# Kindle Fire sales since introduction



## jbcohen (Jul 29, 2011)

The Wall Street Journal states that Kindle Fire sales to date are approximately 6,000,000 units sold.


----------



## n4uau (Nov 26, 2011)

Over $1 billion dollars. Not a bad beginning!


----------



## Betsy the Quilter (Oct 27, 2008)

Do you have a link, jbc?

In addition, the Fires are money makers for Amazon...according to this, add-on sales from Amazon per Fire are $100...

http://allthingsd.com/20120119/kindle-fires-revenue-starts-flowing-after-the-sale/

Betsy


----------



## Bob327 (Nov 17, 2011)

The add on sales of $100 per Fire seems to me to be on the low side as far as my own experience has been...

When I need something now that I can wait a few days for I always check out amazon...put in my search object limit the search for Prime eligible items and see what comes up....

Just yesterday I ordered a printer scanner a Dew shield for one of my telescopes and 3 pks of charcoal coffee filters for the coffee pot ..
All free and all with free shipping since I  used some of my Bonus points on my Amazon card 

If anyone would have told me I ordered Coffee Filters via the web I would not have believed them a few months ago...Now I do a lot of that kind of shopping just saves me time 

Bob G


----------



## jbcohen (Jul 29, 2011)

Actually I do have a link, however I am afraid to post it, since the WSJ limits 95% of its content to subscribers of which I have joined recently so I am afraid of breaking the rules there.  This is the whole one page article boiled down into one statement.


----------



## Hadou (Jun 1, 2011)

That's a lot of units moved.  Kudos, Amazon.


----------



## Betsy the Quilter (Oct 27, 2008)

jbcohen said:


> Actually I do have a link, however I am afraid to post it, since the WSJ limits 95% of its content to subscribers of which I have joined recently so I am afraid of breaking the rules there. This is the whole one page article boiled down into one statement.


Posting a link won't break the WSJ rules as it will ask for a logon if one is required...but will allow people the option of signing up for the free trial to read it...


Betsy


----------



## cpinckley (Jan 15, 2012)

I would love to see ALL the stats on kindle.

How many total kindle are in circulation?

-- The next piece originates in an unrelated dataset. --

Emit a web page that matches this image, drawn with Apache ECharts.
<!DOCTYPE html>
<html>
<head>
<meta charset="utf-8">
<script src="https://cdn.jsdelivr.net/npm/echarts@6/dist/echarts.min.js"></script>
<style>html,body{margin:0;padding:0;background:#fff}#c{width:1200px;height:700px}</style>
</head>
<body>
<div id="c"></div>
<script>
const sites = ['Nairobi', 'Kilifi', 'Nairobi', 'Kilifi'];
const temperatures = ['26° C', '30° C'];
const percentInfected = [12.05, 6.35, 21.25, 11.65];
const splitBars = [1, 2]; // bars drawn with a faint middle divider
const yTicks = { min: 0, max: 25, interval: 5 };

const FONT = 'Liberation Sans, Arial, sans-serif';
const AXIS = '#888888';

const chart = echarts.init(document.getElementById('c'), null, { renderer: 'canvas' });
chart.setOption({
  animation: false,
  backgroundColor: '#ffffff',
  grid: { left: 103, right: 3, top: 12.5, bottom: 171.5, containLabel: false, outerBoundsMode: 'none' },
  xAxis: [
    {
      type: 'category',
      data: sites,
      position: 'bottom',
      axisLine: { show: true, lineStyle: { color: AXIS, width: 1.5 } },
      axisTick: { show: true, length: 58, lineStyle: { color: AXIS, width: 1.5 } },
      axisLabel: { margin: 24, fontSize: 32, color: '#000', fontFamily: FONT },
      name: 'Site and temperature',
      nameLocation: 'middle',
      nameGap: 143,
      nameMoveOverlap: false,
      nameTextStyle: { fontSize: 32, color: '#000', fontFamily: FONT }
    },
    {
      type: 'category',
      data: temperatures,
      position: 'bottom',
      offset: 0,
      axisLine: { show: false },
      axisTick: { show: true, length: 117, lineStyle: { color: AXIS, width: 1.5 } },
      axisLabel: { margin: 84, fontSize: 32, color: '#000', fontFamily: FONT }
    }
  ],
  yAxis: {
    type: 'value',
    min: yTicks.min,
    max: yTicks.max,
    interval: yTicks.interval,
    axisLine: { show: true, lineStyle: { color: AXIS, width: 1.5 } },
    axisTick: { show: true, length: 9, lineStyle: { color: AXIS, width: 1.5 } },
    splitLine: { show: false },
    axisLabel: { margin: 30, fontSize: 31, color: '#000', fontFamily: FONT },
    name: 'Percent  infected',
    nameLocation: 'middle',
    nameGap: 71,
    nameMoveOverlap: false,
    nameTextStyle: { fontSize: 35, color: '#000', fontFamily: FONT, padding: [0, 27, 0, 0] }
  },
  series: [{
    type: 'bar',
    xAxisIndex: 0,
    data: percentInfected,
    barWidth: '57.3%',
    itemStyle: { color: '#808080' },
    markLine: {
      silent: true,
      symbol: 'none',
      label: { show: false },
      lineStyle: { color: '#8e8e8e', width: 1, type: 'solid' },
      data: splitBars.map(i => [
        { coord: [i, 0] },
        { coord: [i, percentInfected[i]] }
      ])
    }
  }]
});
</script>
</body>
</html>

What does everyone think about Amazon Prime and book lending? 
_(Go here for the Prime Lending discussion, thanks. --Betsy)_

CP


----------



## kindlegrl81 (Jan 19, 2010)

Bob327 said:


> *The add on sales of $100 per Fire seems to me to be on the low side as far as my own experience has been...
> *
> When I need something now that I can wait a few days for I always check out amazon...put in my search object limit the search for Prime eligible items and see what comes up....
> 
> ...


When they are talking about add on sales I think they are probably talking about video, book and app purchases, not items purchased from the main website.


----------



## Betsy the Quilter (Oct 27, 2008)

Actually, if you read the link I posted, it does include that...

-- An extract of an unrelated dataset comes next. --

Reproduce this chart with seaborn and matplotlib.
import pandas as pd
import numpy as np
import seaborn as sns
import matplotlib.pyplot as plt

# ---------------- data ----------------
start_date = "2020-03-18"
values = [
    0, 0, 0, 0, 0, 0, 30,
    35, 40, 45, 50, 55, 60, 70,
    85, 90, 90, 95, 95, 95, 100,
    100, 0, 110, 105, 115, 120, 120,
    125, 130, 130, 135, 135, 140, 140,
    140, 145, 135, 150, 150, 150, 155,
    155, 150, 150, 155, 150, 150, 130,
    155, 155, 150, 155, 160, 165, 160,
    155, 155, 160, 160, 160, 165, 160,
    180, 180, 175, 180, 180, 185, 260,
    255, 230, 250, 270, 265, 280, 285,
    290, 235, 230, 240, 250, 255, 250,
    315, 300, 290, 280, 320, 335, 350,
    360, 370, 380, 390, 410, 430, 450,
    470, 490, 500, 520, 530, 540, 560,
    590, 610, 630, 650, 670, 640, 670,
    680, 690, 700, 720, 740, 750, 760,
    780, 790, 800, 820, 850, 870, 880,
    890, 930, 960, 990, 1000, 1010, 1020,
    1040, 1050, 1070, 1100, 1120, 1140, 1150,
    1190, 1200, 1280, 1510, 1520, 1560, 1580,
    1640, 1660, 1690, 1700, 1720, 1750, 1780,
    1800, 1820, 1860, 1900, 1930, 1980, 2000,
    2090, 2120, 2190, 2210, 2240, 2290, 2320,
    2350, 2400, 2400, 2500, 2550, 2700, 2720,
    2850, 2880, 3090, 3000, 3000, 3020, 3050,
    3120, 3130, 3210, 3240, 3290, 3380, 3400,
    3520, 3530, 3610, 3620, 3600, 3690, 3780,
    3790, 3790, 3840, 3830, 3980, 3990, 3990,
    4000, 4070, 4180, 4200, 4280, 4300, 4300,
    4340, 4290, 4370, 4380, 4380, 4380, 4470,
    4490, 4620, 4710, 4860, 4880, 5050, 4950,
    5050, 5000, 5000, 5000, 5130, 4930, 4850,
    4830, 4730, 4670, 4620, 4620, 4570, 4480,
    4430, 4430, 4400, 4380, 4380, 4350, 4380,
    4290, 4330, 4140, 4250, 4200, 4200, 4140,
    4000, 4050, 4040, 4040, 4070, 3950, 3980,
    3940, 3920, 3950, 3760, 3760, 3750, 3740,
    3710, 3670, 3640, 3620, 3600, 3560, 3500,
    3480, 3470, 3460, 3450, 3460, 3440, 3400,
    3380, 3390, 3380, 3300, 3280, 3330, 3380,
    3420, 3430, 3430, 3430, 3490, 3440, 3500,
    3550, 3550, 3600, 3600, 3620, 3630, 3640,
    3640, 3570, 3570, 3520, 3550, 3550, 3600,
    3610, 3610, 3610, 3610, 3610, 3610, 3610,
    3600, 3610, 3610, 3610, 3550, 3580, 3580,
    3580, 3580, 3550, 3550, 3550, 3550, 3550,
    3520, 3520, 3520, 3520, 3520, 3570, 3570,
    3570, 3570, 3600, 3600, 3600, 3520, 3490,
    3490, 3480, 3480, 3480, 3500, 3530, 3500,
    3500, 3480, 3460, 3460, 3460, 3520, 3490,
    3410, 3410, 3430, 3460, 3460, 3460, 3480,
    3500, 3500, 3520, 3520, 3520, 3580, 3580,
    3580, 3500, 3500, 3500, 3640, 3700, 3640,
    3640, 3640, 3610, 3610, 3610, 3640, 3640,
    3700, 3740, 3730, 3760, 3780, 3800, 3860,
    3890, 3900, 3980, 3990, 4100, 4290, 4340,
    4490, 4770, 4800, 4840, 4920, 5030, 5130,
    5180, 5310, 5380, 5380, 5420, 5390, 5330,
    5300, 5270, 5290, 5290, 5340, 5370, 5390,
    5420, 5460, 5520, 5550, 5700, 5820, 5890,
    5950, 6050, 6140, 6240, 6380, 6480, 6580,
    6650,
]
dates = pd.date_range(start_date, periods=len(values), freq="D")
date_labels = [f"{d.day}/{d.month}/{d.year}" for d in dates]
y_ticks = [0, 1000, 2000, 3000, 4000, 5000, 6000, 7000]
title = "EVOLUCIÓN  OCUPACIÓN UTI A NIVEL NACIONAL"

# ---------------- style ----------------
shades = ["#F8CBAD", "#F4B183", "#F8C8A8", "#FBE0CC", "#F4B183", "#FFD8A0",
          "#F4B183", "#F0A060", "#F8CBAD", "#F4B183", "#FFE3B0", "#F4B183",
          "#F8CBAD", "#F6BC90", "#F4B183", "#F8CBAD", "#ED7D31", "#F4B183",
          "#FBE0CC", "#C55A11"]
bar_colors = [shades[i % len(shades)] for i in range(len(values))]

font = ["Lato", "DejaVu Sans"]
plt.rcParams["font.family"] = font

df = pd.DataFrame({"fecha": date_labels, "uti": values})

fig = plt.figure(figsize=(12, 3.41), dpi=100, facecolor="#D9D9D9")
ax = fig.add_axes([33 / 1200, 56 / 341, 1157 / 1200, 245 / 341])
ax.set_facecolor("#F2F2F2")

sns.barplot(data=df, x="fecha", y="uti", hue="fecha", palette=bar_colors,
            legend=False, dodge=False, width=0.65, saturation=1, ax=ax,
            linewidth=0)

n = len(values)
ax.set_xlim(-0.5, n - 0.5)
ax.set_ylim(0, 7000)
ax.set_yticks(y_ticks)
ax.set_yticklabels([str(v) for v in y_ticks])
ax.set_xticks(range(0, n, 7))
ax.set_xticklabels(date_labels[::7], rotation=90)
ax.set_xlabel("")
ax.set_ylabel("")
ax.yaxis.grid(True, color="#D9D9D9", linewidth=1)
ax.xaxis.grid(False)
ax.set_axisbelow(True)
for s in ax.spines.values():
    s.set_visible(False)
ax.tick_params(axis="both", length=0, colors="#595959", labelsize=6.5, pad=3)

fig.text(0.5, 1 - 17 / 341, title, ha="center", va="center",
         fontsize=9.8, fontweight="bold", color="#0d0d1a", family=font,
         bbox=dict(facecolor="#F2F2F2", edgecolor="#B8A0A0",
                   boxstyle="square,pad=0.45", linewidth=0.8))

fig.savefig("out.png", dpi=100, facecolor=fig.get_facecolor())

http://allthingsd.com/20120119/kindle-fires-revenue-starts-flowing-after-the-sale/


> How are Fire owners spending that money? Mostly on e-books. According to Sandler's survey, 80 percent of Fire owners have purchased e-books, and 58 percent of those bought more than three of them within the first 60 days of ownership. Sandler figures that means the typical Fire owner will buy five e-books per quarter, generating about $15 net per quarter for Amazon (assuming an e-book ASP of $10).
> 
> Making up the remainder of that $136 sum? Apps, mostly. Two-thirds of the Fire owners Sandler surveyed had purchased at least one app. And 41 percent of those claimed to have purchased three or more. Sandler estimates that the typical Fire owner will purchase three apps per quarter, generating another $9 for Amazon.
> 
> Add to that video-on-demand buys and *incremental purchases of physical goods,* and you reach $136. Which isn't bad at all, particularly if you're multiplying it by the three million to four million Fires that Sandler expects Amazon to sell in its fourth quarter.


Betsy


----------



## Betsy the Quilter (Oct 27, 2008)

I'm going to split out the Prime discussion, thanks for understanding...

Go here for the Kindle Prime lending discussion...

http://www.kboards.com/index.php/topic,101417.0.html

Betsy


----------



## dougdirt (Jan 8, 2012)

Bob327 said:


> The add on sales of $100 per Fire seems to me to be on the low side as far as my own experience has been...
> 
> When I need something now that I can wait a few days for I always check out amazon...put in my search object limit the search for Prime eligible items and see what comes up....
> 
> ...


I counter act that though, having spent $0.00 because of my Fire. I already had Netflix, I own my own music, I get all of my apps for free (via the market or by sideloading them after getting them for free from other markets).


----------



## Betsy the Quilter (Oct 27, 2008)

And I would say that my spending habits haven't changed since getting the Fire...so it would be curious to know if Amazon "normalized" expenditures by long time Prime members who bought Fires.

Betsy


----------



## TraceyC/FL (Mar 23, 2011)

I read something yesterday, somewhere (ha) that implied that Fire users were buying more apps that other android tablet users. I found that interesting - seems to indicate a different type of buyer/user. This is good for the users because I know that app purchases have been an issue for developers, the more you buy, the more they are inclined to write!

I decided to go back to school last week, so hey, I have me some free student prime.... I shall have to see if my depending habits change because of it! LOL!! (that said, I don't get to use ebooks and the schools online class software isn't compatible with my iPad.... Back to the desktop I go... But I think I'm going to get a MB Air...)


----------



## Xopher (May 14, 2009)

TraceyC/FL said:


> I read something yesterday, somewhere (ha) that implied that Fire users were buying more apps that other android tablet users. I found that interesting - seems to indicate a different type of buyer/user. This is good for the users because I know that app purchases have been an issue for developers, the more you buy, the more they are inclined to write!


I can totally see that. On the Android side, I think a lot of non-Fire tablet sales were from people who already own Android devices. If you already own an Android device, you can install apps that have already been purchased onto the tablet, so it doesn't generate another app sale. I know when I got my gTablet, a lot of the apps I use already worked on it. There were a few tablet apps I purchased, but the bulk of the apps I have were already purchased on my phone.

I think the Fire opened up the market to a lot of people who hadn't delved into Android devices yet, especially tablets. The high volume would definitely increase app sales. Since the Fire was also made as a media device, it is also tailored towards purchasing videos, books, and such.


----------